Extract all of the data and reproduce it precisely.

## Start Recorded information

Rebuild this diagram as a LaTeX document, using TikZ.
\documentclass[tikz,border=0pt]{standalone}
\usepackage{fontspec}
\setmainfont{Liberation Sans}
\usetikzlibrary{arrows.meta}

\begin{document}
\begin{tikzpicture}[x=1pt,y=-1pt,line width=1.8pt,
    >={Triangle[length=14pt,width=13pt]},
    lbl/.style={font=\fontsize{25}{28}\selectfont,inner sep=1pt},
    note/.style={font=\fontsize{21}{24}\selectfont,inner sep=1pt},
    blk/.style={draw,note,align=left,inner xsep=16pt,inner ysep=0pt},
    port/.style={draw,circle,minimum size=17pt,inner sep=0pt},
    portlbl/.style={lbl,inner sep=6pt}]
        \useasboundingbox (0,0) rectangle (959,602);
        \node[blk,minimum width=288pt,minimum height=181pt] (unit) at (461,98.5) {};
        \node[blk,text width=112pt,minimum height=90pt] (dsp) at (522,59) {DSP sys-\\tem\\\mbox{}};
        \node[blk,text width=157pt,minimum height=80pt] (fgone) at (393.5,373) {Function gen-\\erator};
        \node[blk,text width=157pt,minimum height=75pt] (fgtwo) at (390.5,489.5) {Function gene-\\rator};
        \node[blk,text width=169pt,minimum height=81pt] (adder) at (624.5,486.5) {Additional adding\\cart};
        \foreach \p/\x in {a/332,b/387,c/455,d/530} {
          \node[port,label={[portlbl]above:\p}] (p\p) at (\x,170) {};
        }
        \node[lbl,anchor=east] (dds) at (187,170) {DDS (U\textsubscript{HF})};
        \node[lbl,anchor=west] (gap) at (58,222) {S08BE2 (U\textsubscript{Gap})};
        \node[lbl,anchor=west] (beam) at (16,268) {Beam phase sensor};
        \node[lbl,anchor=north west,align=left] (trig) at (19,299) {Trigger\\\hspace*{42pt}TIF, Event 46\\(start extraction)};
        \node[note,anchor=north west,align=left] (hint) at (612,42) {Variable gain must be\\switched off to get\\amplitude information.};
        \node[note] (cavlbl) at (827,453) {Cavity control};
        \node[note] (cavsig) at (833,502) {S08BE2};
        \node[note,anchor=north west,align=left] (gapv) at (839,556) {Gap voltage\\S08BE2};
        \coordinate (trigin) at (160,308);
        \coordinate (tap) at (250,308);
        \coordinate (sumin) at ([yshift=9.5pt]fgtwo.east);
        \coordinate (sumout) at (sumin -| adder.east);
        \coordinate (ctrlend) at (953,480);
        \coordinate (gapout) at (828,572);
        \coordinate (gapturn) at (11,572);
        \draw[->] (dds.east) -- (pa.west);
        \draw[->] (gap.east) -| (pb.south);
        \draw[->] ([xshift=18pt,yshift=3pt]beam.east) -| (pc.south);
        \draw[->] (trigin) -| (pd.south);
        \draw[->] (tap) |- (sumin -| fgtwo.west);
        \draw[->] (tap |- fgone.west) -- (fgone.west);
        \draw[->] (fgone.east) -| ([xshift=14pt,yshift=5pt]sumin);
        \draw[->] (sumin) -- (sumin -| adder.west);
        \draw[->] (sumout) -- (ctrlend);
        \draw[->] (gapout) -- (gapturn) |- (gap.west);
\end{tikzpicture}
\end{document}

## End Recorded information

• Solved problem:
Rebuild this diagram as a LaTeX document, using TikZ.
\documentclass[tikz,border=0pt]{standalone}
\usepackage{fontspec}
\setmainfont{Liberation Sans}
\usetikzlibrary{arrows.meta}

\begin{document}
\begin{tikzpicture}[x=1pt,y=-1pt,line width=1.8pt,
    >={Triangle[length=14pt,width=13pt]},
    lbl/.style={font=\fontsize{25}{28}\selectfont,inner sep=1pt},
    note/.style={font=\fontsize{21}{24}\selectfont,inner sep=1pt},
    blk/.style={draw,note,align=left,inner xsep=16pt,inner ysep=0pt},
    port/.style={draw,circle,minimum size=17pt,inner sep=0pt},
    portlbl/.style={lbl,inner sep=6pt}]
        \useasboundingbox (0,0) rectangle (959,602);
        \node[blk,minimum width=288pt,minimum height=181pt] (unit) at (461,98.5) {};
        \node[blk,text width=112pt,minimum height=90pt] (dsp) at (522,59) {DSP sys-\\tem\\\mbox{}};
        \node[blk,text width=157pt,minimum height=80pt] (fgone) at (393.5,373) {Function gen-\\erator};
        \node[blk,text width=157pt,minimum height=75pt] (fgtwo) at (390.5,489.5) {Function gene-\\rator};
        \node[blk,text width=169pt,minimum height=81pt] (adder) at (624.5,486.5) {Additional adding\\cart};
        \foreach \p/\x in {a/332,b/387,c/455,d/530} {
          \node[port,label={[portlbl]above:\p}] (p\p) at (\x,170) {};
        }
        \node[lbl,anchor=east] (dds) at (187,170) {DDS (U\textsubscript{HF})};
        \node[lbl,anchor=west] (gap) at (58,222) {S08BE2 (U\textsubscript{Gap})};
        \node[lbl,anchor=west] (beam) at (16,268) {Beam phase sensor};
        \node[lbl,anchor=north west,align=left] (trig) at (19,299) {Trigger\\\hspace*{42pt}TIF, Event 46\\(start extraction)};
        \node[note,anchor=north west,align=left] (hint) at (612,42) {Variable gain must be\\switched off to get\\amplitude information.};
        \node[note] (cavlbl) at (827,453) {Cavity control};
        \node[note] (cavsig) at (833,502) {S08BE2};
        \node[note,anchor=north west,align=left] (gapv) at (839,556) {Gap voltage\\S08BE2};
        \coordinate (trigin) at (160,308);
        \coordinate (tap) at (250,308);
        \coordinate (sumin) at ([yshift=9.5pt]fgtwo.east);
        \coordinate (sumout) at (sumin -| adder.east);
        \coordinate (ctrlend) at (953,480);
        \coordinate (gapout) at (828,572);
        \coordinate (gapturn) at (11,572);
        \draw[->] (dds.east) -- (pa.west);
        \draw[->] (gap.east) -| (pb.south);
        \draw[->] ([xshift=18pt,yshift=3pt]beam.east) -| (pc.south);
        \draw[->] (trigin) -| (pd.south);
        \draw[->] (tap) |- (sumin -| fgtwo.west);
        \draw[->] (tap |- fgone.west) -- (fgone.west);
        \draw[->] (fgone.east) -| ([xshift=14pt,yshift=5pt]sumin);
        \draw[->] (sumin) -- (sumin -| adder.west);
        \draw[->] (sumout) -- (ctrlend);
        \draw[->] (gapout) -- (gapturn) |- (gap.west);
\end{tikzpicture}
\end{document}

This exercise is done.